DESCRIPTION OF THE TASK:
Write out the listing beneath this instruction in its entirety, exactly as it reads.

SUPPLIED INFORMATION:
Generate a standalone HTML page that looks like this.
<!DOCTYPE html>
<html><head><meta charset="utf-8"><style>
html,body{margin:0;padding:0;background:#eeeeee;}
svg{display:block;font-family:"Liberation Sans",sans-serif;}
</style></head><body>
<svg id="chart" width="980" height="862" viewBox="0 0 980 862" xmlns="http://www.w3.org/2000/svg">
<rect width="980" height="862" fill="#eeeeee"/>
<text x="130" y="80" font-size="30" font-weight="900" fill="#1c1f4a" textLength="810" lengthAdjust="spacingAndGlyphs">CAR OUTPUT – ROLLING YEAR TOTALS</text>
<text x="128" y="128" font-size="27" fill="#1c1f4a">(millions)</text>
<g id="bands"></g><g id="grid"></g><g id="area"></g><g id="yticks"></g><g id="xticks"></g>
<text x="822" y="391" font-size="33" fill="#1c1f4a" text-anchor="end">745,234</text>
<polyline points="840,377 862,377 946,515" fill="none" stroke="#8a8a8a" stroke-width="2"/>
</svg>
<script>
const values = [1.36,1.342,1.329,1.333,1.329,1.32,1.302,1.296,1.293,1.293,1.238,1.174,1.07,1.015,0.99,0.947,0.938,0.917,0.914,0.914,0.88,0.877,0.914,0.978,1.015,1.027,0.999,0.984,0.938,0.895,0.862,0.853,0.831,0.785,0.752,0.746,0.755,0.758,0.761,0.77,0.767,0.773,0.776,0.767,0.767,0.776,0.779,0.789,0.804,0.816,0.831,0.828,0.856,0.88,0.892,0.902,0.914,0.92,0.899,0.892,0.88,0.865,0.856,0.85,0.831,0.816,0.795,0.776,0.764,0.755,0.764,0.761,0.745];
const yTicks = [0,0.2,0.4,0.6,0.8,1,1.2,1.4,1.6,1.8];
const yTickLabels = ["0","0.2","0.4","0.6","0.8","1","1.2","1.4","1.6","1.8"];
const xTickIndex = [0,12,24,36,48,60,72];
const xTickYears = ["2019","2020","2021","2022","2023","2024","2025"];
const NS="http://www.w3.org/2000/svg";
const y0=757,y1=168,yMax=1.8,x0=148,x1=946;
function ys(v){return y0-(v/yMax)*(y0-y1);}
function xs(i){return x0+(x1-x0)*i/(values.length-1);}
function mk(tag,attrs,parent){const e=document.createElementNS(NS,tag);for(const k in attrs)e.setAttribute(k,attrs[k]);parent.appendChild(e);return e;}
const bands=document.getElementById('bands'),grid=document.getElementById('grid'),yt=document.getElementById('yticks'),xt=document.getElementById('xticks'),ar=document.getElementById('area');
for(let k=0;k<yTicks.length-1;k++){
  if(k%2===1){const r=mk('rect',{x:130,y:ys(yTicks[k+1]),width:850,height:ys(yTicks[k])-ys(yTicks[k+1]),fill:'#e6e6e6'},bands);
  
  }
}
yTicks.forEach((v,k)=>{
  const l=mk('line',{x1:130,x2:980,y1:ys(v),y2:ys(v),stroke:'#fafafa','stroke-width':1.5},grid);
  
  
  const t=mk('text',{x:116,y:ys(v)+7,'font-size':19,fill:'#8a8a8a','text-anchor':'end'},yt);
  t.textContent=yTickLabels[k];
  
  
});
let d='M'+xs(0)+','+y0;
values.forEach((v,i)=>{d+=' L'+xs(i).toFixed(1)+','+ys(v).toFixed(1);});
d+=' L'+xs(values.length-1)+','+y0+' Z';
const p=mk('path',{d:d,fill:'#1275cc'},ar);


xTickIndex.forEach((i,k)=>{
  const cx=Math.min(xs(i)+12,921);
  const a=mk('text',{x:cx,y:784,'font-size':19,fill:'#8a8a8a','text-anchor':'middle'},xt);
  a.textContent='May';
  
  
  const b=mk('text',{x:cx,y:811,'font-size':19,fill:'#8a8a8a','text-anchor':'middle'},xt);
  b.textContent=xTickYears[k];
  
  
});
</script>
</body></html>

THE SOLUTION:
Generate a standalone HTML page that looks like this.
<!DOCTYPE html>
<html><head><meta charset="utf-8"><style>
html,body{margin:0;padding:0;background:#eeeeee;}
svg{display:block;font-family:"Liberation Sans",sans-serif;}
</style></head><body>
<svg id="chart" width="980" height="862" viewBox="0 0 980 862" xmlns="http://www.w3.org/2000/svg">
<rect width="980" height="862" fill="#eeeeee"/>
<text x="130" y="80" font-size="30" font-weight="900" fill="#1c1f4a" textLength="810" lengthAdjust="spacingAndGlyphs">CAR OUTPUT – ROLLING YEAR TOTALS</text>
<text x="128" y="128" font-size="27" fill="#1c1f4a">(millions)</text>
<g id="bands"></g><g id="grid"></g><g id="area"></g><g id="yticks"></g><g id="xticks"></g>
<text x="822" y="391" font-size="33" fill="#1c1f4a" text-anchor="end">745,234</text>
<polyline points="840,377 862,377 946,515" fill="none" stroke="#8a8a8a" stroke-width="2"/>
</svg>
<script>
const values = [1.36,1.342,1.329,1.333,1.329,1.32,1.302,1.296,1.293,1.293,1.238,1.174,1.07,1.015,0.99,0.947,0.938,0.917,0.914,0.914,0.88,0.877,0.914,0.978,1.015,1.027,0.999,0.984,0.938,0.895,0.862,0.853,0.831,0.785,0.752,0.746,0.755,0.758,0.761,0.77,0.767,0.773,0.776,0.767,0.767,0.776,0.779,0.789,0.804,0.816,0.831,0.828,0.856,0.88,0.892,0.902,0.914,0.92,0.899,0.892,0.88,0.865,0.856,0.85,0.831,0.816,0.795,0.776,0.764,0.755,0.764,0.761,0.745];
const yTicks = [0,0.2,0.4,0.6,0.8,1,1.2,1.4,1.6,1.8];
const yTickLabels = ["0","0.2","0.4","0.6","0.8","1","1.2","1.4","1.6","1.8"];
const xTickIndex = [0,12,24,36,48,60,72];
const xTickYears = ["2019","2020","2021","2022","2023","2024","2025"];
const NS="http://www.w3.org/2000/svg";
const y0=757,y1=168,yMax=1.8,x0=148,x1=946;
function ys(v){return y0-(v/yMax)*(y0-y1);}
function xs(i){return x0+(x1-x0)*i/(values.length-1);}
function mk(tag,attrs,parent){const e=document.createElementNS(NS,tag);for(const k in attrs)e.setAttribute(k,attrs[k]);parent.appendChild(e);return e;}
const bands=document.getElementById('bands'),grid=document.getElementById('grid'),yt=document.getElementById('yticks'),xt=document.getElementById('xticks'),ar=document.getElementById('area');
for(let k=0;k<yTicks.length-1;k++){
  if(k%2===1){const r=mk('rect',{x:130,y:ys(yTicks[k+1]),width:850,height:ys(yTicks[k])-ys(yTicks[k+1]),fill:'#e6e6e6'},bands);
  
  }
}
yTicks.forEach((v,k)=>{
  const l=mk('line',{x1:130,x2:980,y1:ys(v),y2:ys(v),stroke:'#fafafa','stroke-width':1.5},grid);
  
  
  const t=mk('text',{x:116,y:ys(v)+7,'font-size':19,fill:'#8a8a8a','text-anchor':'end'},yt);
  t.textContent=yTickLabels[k];
  
  
});
let d='M'+xs(0)+','+y0;
values.forEach((v,i)=>{d+=' L'+xs(i).toFixed(1)+','+ys(v).toFixed(1);});
d+=' L'+xs(values.length-1)+','+y0+' Z';
const p=mk('path',{d:d,fill:'#1275cc'},ar);


xTickIndex.forEach((i,k)=>{
  const cx=Math.min(xs(i)+12,921);
  const a=mk('text',{x:cx,y:784,'font-size':19,fill:'#8a8a8a','text-anchor':'middle'},xt);
  a.textContent='May';
  
  
  const b=mk('text',{x:cx,y:811,'font-size':19,fill:'#8a8a8a','text-anchor':'middle'},xt);
  b.textContent=xTickYears[k];
  
  
});
</script>
</body></html>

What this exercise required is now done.